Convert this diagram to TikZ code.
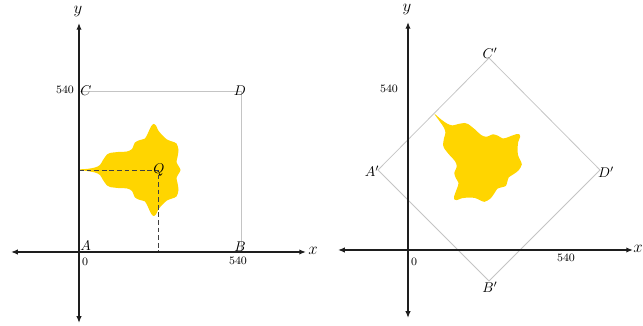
\documentclass[tikz,border=0pt]{standalone}
\usepackage{tikz}
\usetikzlibrary{arrows.meta, positioning, calc}
\definecolor{figGold}{HTML}{FFD500}
\definecolor{figFrame}{HTML}{C4C4C4}
\definecolor{figAxis}{HTML}{1E1E1E}

\begin{document}
\begin{tikzpicture}[x=0.025cm,y=0.025cm,
  axis/.style={figAxis,line width=0.9pt,{Latex[length=4.8pt,width=3.8pt]}-{Latex[length=4.8pt,width=3.8pt]}},
  frame/.style={figFrame,line width=0.55pt},
  guide/.style={figAxis!85,line width=0.55pt,dash pattern=on 3.4pt off 2pt},
  ticklbl/.style={font=\footnotesize,inner sep=0pt},
  cornerlbl/.style={font=\normalsize,inner sep=0pt},
  axislbl/.style={font=\large,inner sep=0pt}]
\useasboundingbox (0,0) rectangle (643,326);
\newcommand{\goldblob}{%
  \fill[figGold] plot[smooth cycle,tension=0.5] coordinates {
    (-79,0.4) (-70,1.2) (-63,2.5) (-58,5) (-55,10) (-51,15.5) (-48,17) (-40,18)
    (-31,18.5) (-26,21) (-23,27.5) (-18,30) (-13,31.5) (-10,37) (-7,43.5) (-4.5,46)
    (-2,44.5) (0,40) (4,35) (9,30.5) (14,28.5) (18.5,26.5) (20.5,20) (19.5,13) (18.5,8) (20.5,4)
    (22.5,0)
    (20.5,-4) (18.5,-8) (19.5,-13) (20.5,-20) (18.5,-26.5) (14,-28.5) (9,-30.5) (4,-35) (0,-40)
    (-2,-44.5) (-4.5,-46) (-7,-43.5) (-10,-37) (-13,-31.5) (-18,-30) (-23,-27.5)
    (-26,-21) (-31,-18.5) (-40,-18) (-48,-17) (-51,-15.5) (-55,-10) (-58,-5)
    (-63,-2.5) (-70,-1.2)};
}

% left panel: square ABDC
\coordinate (A) at (79,74);
\coordinate (B) at (241,74);
\coordinate (D) at (241,235);
\coordinate (C) at (79,235);
\coordinate (Q) at (158,156);
\draw[frame] (A) -- (B) -- (D) -- (C) -- cycle;
\begin{scope}[shift={(Q)}]
  \goldblob
\end{scope}
\coordinate (Qy) at (79,156);
\coordinate (Qx) at (158,74);
\draw[guide] (Qy) -- (Q) -- (Qx);
\coordinate (xlL) at (11,74);
\coordinate (xrL) at (306,74);
\coordinate (ybL) at (79,3);
\coordinate (ytL) at (79,303);
\draw[axis] (xlL) -- (xrL);
\draw[axis] (ybL) -- (ytL);
\node[axislbl] (labxL) at (313,75) {$x$};
\node[axislbl] (labyL) at (78,314) {$y$};
\node[ticklbl] (t540yL) at (65,236) {540};
\node[ticklbl] (t0L) at (85,64) {0};
\node[ticklbl] (t540xL) at (238,65) {540};
\node[cornerlbl,anchor=west] (labC) at (80,235) {$C$};
\node[cornerlbl] (labD) at (240,235) {$D$};
\node[cornerlbl,anchor=west] (labA) at (80,80) {$A$};
\node[cornerlbl] (labB) at (240,79) {$B$};
\node[cornerlbl] (labQ) at (159,156) {$Q$};

% right panel: rotated square A'B'D'C'
\coordinate (Ar) at (378,156);
\coordinate (Br) at (489,45);
\coordinate (Dr) at (600,156);
\coordinate (Cr) at (489,268);
\coordinate (Qr) at (490,156);
\draw[frame] (Ar) -- (Br) -- (Dr) -- (Cr) -- cycle;
\begin{scope}[shift={(Qr)},rotate=-45]
  \goldblob
\end{scope}
\coordinate (xlR) at (338,76);
\coordinate (xrR) at (633,76);
\coordinate (ybR) at (408,8);
\coordinate (ytR) at (408,304);
\draw[axis] (xlR) -- (xrR);
\draw[axis] (ybR) -- (ytR);
\node[axislbl,anchor=east] (labxR) at (643,77) {$x$};
\node[axislbl] (labyR) at (407,316) {$y$};
\node[ticklbl] (t540yR) at (389,237) {540};
\node[ticklbl] (t0R) at (414,64) {0};
\node[ticklbl] (t540xR) at (566,68) {540};
\node[cornerlbl] (labCr) at (490,273) {$C'$};
\node[cornerlbl] (labAr) at (372,155) {$A'$};
\node[cornerlbl] (labDr) at (606,154) {$D'$};
\node[cornerlbl] (labBr) at (490,39) {$B'$};
\end{tikzpicture}
\end{document}
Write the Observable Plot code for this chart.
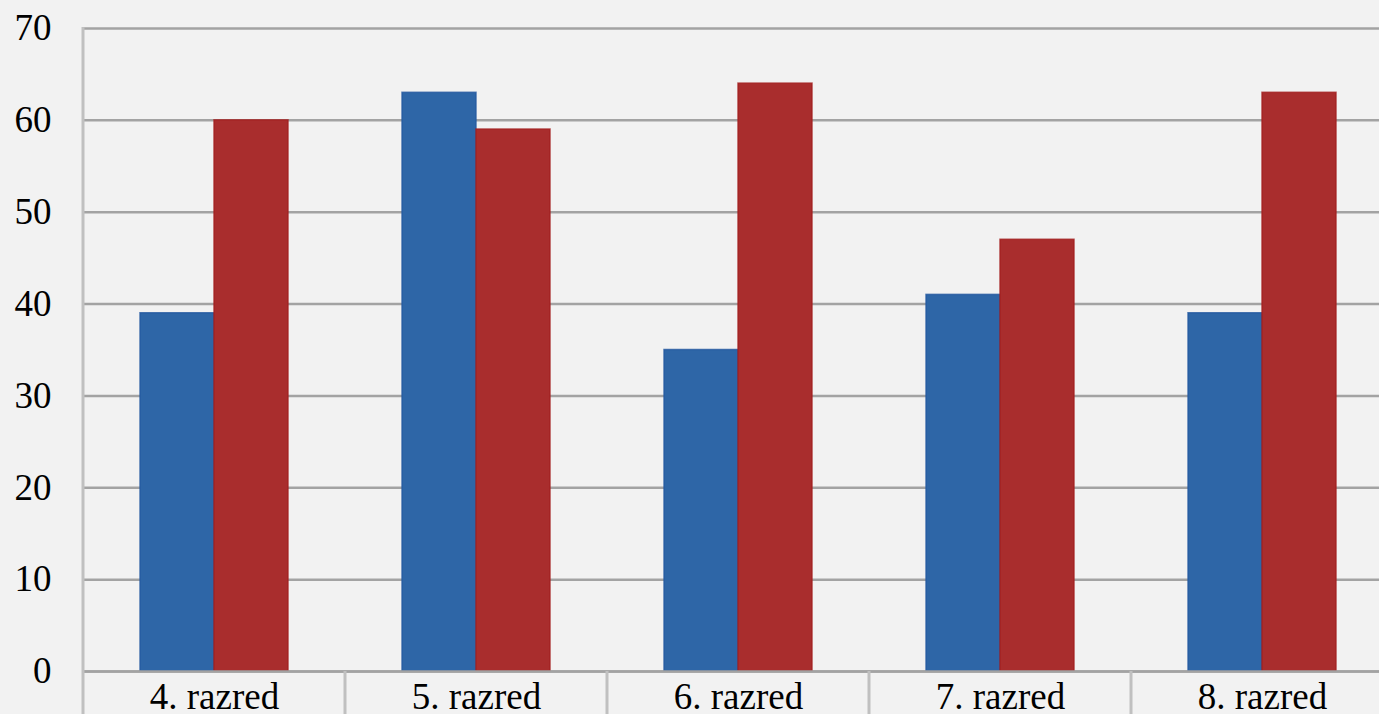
<!DOCTYPE html>
<html>
<head>
<meta charset="utf-8">
<script src="https://cdn.jsdelivr.net/npm/d3@7"></script>
<script src="https://cdn.jsdelivr.net/npm/@observablehq/plot@0.6"></script>
<style>
  html, body { margin: 0; padding: 0; background: #f2f2f2; overflow: hidden; width: 1379px; height: 714px; }
  #chart { width: 1379px; height: 714px; overflow: hidden; }
  #chart svg { display: block; max-width: none !important; width: 1393px !important; height: 714px !important; }
</style>
</head>
<body>
<div id="chart"></div>
<script>
const categories = ["4. razred", "5. razred", "6. razred", "7. razred", "8. razred"];
const seriesNames = ["Serija 1", "Serija 2"];
const blueValues = [39, 63, 35, 41, 39];
const redValues = [60, 59, 64, 47, 63];
const yTicks = [0, 10, 20, 30, 40, 50, 60, 70];
const seriesColors = ["#2e66a7", "#a92d2d"];
const seriesStrokes = ["#2459a0", "#a31f1f"];

const data = categories.flatMap((c, i) => [
  { razred: c, serija: seriesNames[0], v: blueValues[i] },
  { razred: c, serija: seriesNames[1], v: redValues[i] }
]);

const chart = Plot.plot({
  width: 1393,
  height: 714,
  marginLeft: 83,
  marginRight: 0,
  marginTop: 28,
  marginBottom: 43,
  facet: { marginTop: 0, marginRight: 0, marginBottom: 0, marginLeft: 0 },
  style: {
    background: "#f2f2f2",
    fontFamily: "'Liberation Serif', 'Times New Roman', serif",
    fontSize: "37px",
    color: "#000"
  },
  fx: { domain: categories, paddingInner: 0, paddingOuter: 0, label: null, axis: "bottom", tickSize: 0, tickPadding: 11 },
  x: { domain: seriesNames, paddingInner: 0, paddingOuter: 57 / 74, axis: null },
  y: { domain: [0, 70], ticks: yTicks, label: null, tickSize: 0, tickPadding: 32, tickFormat: d => String(d) },
  color: { domain: seriesNames, range: seriesColors },
  marks: [
    Plot.ruleY(yTicks, { stroke: "#a3a3a3", strokeWidth: 2.5 }),
    Plot.barY(data, {
      fx: "razred", x: "serija", y: "v", fill: "serija",
      stroke: d => seriesStrokes[seriesNames.indexOf(d.serija)],
      strokeWidth: 1.5, strokeOpacity: 0.8
    }),
    Plot.ruleY([0], { stroke: "#a3a3a3", strokeWidth: 2.5 })
  ]
});

document.getElementById("chart").appendChild(chart);

// category separator lines derived from the library's fx / y scales
const fx = chart.scale("fx");
const y = chart.scale("y");
const svg = d3.select(chart);
const g = svg.append("g").attr("stroke", "#c0c0c0").attr("stroke-width", 3);
categories.forEach((c, i) => {
  const x0 = fx.apply(c);
  g.append("line")
    .attr("x1", x0).attr("x2", x0)
    .attr("y1", i === 0 ? y.apply(70) - 1 : y.apply(0))
    .attr("y2", 714);
});
</script>
</body>
</html>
■ ■ ■ ■ ■
TO DO: Across all the entries, count the lines that contain the word "this" and give the number by itself.

COMPLETED TASK: 2